We will now try to find a counterexample when $\Omega$ is as small as possible. Unfortunately we won’t be able find a counterexample when $\Omega$ only contains one or two elements. This is because we want to find $A,B \subseteq \Omega$ such that $A \cap B$ is not equal to $A,B$ or $\emptyset$.

Thus we will start out search with a three element set $\Omega = \{a,b,c\}$. Up to relabelling the elements of $\Omega$, the only interesting choice we have for $\mathcal{G}$ is $\{ \{a,b\} , \{b,c\} \}$. This has a chance of working since $\mathcal{G}$ is not closed under intersection. However any probability measure $\mathbb{P}$ on $\sigma(\mathcal{G}) = 2^{\{a,b,c\}}$ must satisfy the equations

1. $\mathbb{P}(\{a\})+\mathbb{P}(\{b\})+\mathbb{P}(\{c\}) = 1$,
2. $\mathbb{P}(\{a\})+\mathbb{P} (\{b\}) = \mathbb{P}(\{a,b\})$,
3. $\mathbb{P}(\{b\})+\mathbb{P}(\{c\}) = \mathbb{P}(\{b,c\})$.

Thus $\mathbb{P}(\{a\}) = 1- \mathbb{P}(\{b,c\})$, $\mathbb{P}(\{c\}) = 1-\mathbb{P}(\{a,b\})$ and $\mathbb{P}(\{b\})=\mathbb{P}(\{a,b\})+\mathbb{P}(\{b,c\})-1$. Thus $\mathbb{P}$ is determined by its values on $\{a,b\}$ and $\{b,c\}$.

However, a four element set $\{a,b,c,d\}$ is sufficient for our counter example! We can let $\mathcal{G} = \{\{a,b\},\{b,c\}\}$. Then $\sigma(\mathcal{G})=2^{\{a,b,c,d\}}$ and we can define $\mathbb{P} , \mathbb{P}' : \sigma (\mathcal{G}) \rightarrow [0,1]$ by

• $\mathbb{P}(\{a\}) = 0$, $\mathbb{P}(\{b\})=0.5$, $\mathbb{P}(\{c\})=0$ and $\mathbb{P}(\{d\})=0.5$.
• $\mathbb{P}'(\{a\})=0.5$, $\mathbb{P}(\{b\})=0$, $\mathbb{P}(\{c\})=0.5$ and $\mathbb{P}(\{d\})=0$.

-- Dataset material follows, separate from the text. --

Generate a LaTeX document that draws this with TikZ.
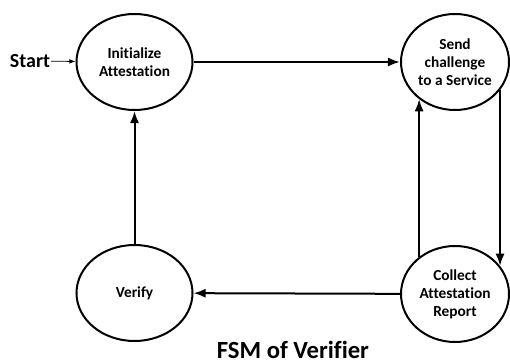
\documentclass[tikz,border=0pt]{standalone}
\usepackage{fontspec}
\setmainfont{Carlito}[Ligatures=NoCommon]
\usepackage{tikz}
\usetikzlibrary{arrows.meta,positioning,shapes.geometric}

\begin{document}
\begin{tikzpicture}[
  x=0.75pt,y=-0.75pt,
  state/.style={draw,ellipse,line width=1.5pt,minimum width=87pt,minimum height=72pt,inner sep=0pt,font=\bfseries\fontsize{11.5}{13.5}\selectfont,align=center},
  arr/.style={-{Latex[length=3.2mm,width=2.4mm]},line width=1.5pt},
  thin/.style={-{Latex[length=1.6mm,width=1.2mm]},line width=0.6pt}
]
\useasboundingbox (0,0) rectangle (510,363);

\node[state] (init) at (134.5,62) {Initialize\\Attestation};
\node[state,minimum width=81pt] (send) at (455,62) {Send\\challenge\\to a Service};
\node[state,minimum width=81pt] (collect) at (455,294) {Collect\\Attestation\\Report};
\node[state] (verify) at (134.5,293) {Verify};

\node[font=\bfseries\fontsize{15}{18}\selectfont,anchor=east,inner sep=0.5pt] (start) at (51,61) {Start};
\node[font=\bfseries\fontsize{18.5}{22}\selectfont] (title) at (293,350) {FSM of Verifier};

\draw[thin] (start) -- (init);
\draw[arr] (init) -- (send);
\draw[arr] (send.-32) -- (collect.32);
\draw[arr] (collect.134) -- (send.-134);
\draw[arr] (collect) -- (verify);
\draw[arr] (verify) -- (init);

\end{tikzpicture}
\end{document}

Clearly $\mathbb{P} \neq \mathbb{P}'$ however $\mathbb{P}(\{a,b\})=\mathbb{P}'(\{a,b\})=0.5$ and $\mathbb{P}(\{b,c\})=\mathbb{P}'(\{b,c\})=0.5$. Thus we have our counterexample! In general for any $\lambda \in [0,1)$ we can define the probability measure $\mathbb{P}_\lambda = \lambda\mathbb{P}+(1-\lambda)\mathbb{P}'$. The measure $\mathbb{P}_\lambda$ is not equal to $\mathbb{P}$ but agrees with $\mathbb{P}$ on $\mathcal{G}$. In general, if we have two probability measures that agree on $\mathcal{G}$ but not on $\sigma(\mathcal{G})$ then we can produce uncountably many such measures by taking convex combinations as done above.